Sunday, August 25, 2024

ISRAEL SHOULD HAVE REDUCED ALL OF LEBANON SOUTH OF THE LITANI RIVER TO RUBBLE

Israel squandered a golden opportunity to change reality

While Israel knew that Hezbollah was planning a broad military move, it chose an essentially defensive action – removing the threat of the specific attack aimed against it, without any significant additional objectives.

 

By Roni Eitan and Makor Rishon

 

Israel Hayom

Aug 25, 2024

 

Israeli strikes hit southern Lebanon on Sunday, August 25.  

Israeli strikes hit southern Lebanon on Sunday, August 25. 

 

Let's start with the positive. Israel's preemptive strike carried out in the early morning hours is impressive by any measure. With high-quality intelligence and exceptional execution, Israel prevented a significant Hezbollah attack that, according to reports, was aimed at strategic facilities and central Israel. The strike was far more impressive, by any standard, than Operation Specific Weight, which destroyed Hezbollah's long-range rockets at the start of the Second Lebanon War. It's hard to believe that this is how Hezbollah envisioned their retaliation, and we must not underestimate what has been accomplished.

 

 Hezbollah unmanned aerial vehicle (UAV) crossing from Lebanon gets intercepted by an Israeli fighter jet over an area near the Lebanon-Israel border, as seen from northern Israel, 25 August 2024  

 

However, there's another side to the picture, which is far less encouraging. While Israel knew that Hezbollah was planning a broad military move, it chose an essentially defensive action – removing the threat of the specific attack aimed against it, without any significant additional objectives. Israel then returned to a waiting position for Hezbollah's response, while issuing threats that the organization would not dare to expand its attacks.

This brings us to the point – Israel has one opportunity for a surprising initiative that includes a devastating blow, attacking thousands of targets simultaneously. The Israeli Air Force has been training for this for years. The plans exist. What we saw this morning is not an opening move; it's a move designed to thwart a specific attack. The State of Israel decided to take the surprising move it was capable of executing, reduce it by two orders of magnitude from its capabilities, and focus only on tactical strikes. Extensive, impressive, including amazing intelligence, but tactical strikes nonetheless.

At this stage, it seems that Israel faces two options, both of them bad: a. Deterioration into an escalation dynamic that will lead to a full-scale war, with the possibility of a reality-changing opening blow already denied. b. A reality of a few days of combat (and as it appears now, perhaps hours) that will end in a return to the previous situation, after which Israel will somehow need to accumulate internal and external legitimacy for another major move to change the reality in the north.

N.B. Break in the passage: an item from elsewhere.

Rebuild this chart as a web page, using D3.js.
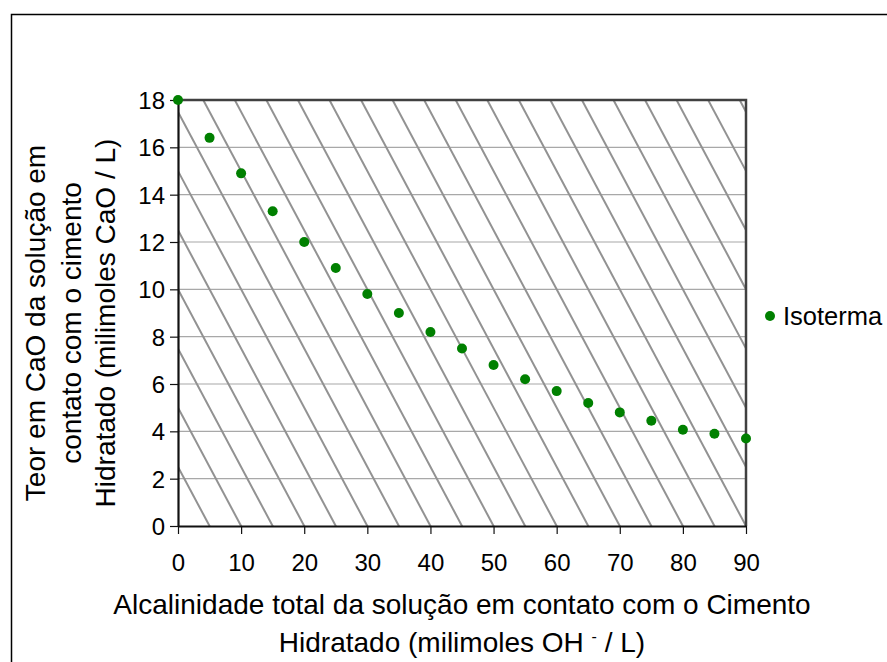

This is not a semantic issue. An opening blow can decide a war. The Six-Day War is entirely a continuation of the dynamics created in Operation Focus, in which the IDF destroyed most of the Egyptian Air Force. Closer to our time, and on a smaller scale, one can recall the difference between the results of Operation Cast Lead, which opened with a broad move, compared to Operation Protective Edge, which started with a deterioration dynamic. On the other side of the equation, consider the shock caused to Israel and the IDF by Hamas' surprise attack, an organization weaker than it in several respects, from which Israel has not yet fully recovered in some ways.

It's too early to know the full picture, especially when we're not sitting in the Israeli Air Force's command center. But an attack on hundreds of targets, if one is familiar with the fire capabilities developed in the IDF in recent years (by the way, at the expense of other IDF arms), is not an opening blow and not an attempt to change reality. It's an attempt to maintain the status quo in the north, and the status quo in the north over the past 10 months is the worst of all worlds. The IDF thwarted a specific Hezbollah attack, and for that, it deserves all the credit. But along with this thwarting, this could have been combined with a much broader strike on strategic assets of Hezbollah and the state of Lebanon – not just attacking the ball and the weapon without hitting the shooter.

The State of Israel has become the world champion in partial solutions, which often lead it to the worst of all worlds – both achieving small goals by their very nature, and, in many cases, bringing about what they feared, in this case, perhaps a war in the north. We had the opportunity to use the inherent legitimacy that exists in thwarting an immediate attack to show a change of direction. A paradigm shift. Unfortunately, as it appears this morning, we decided to continue playing within the rules. Maybe in an expanded edition, with some new rules, but within the rules. Even if we decide to change them from now on, we may have wasted the best opportunity.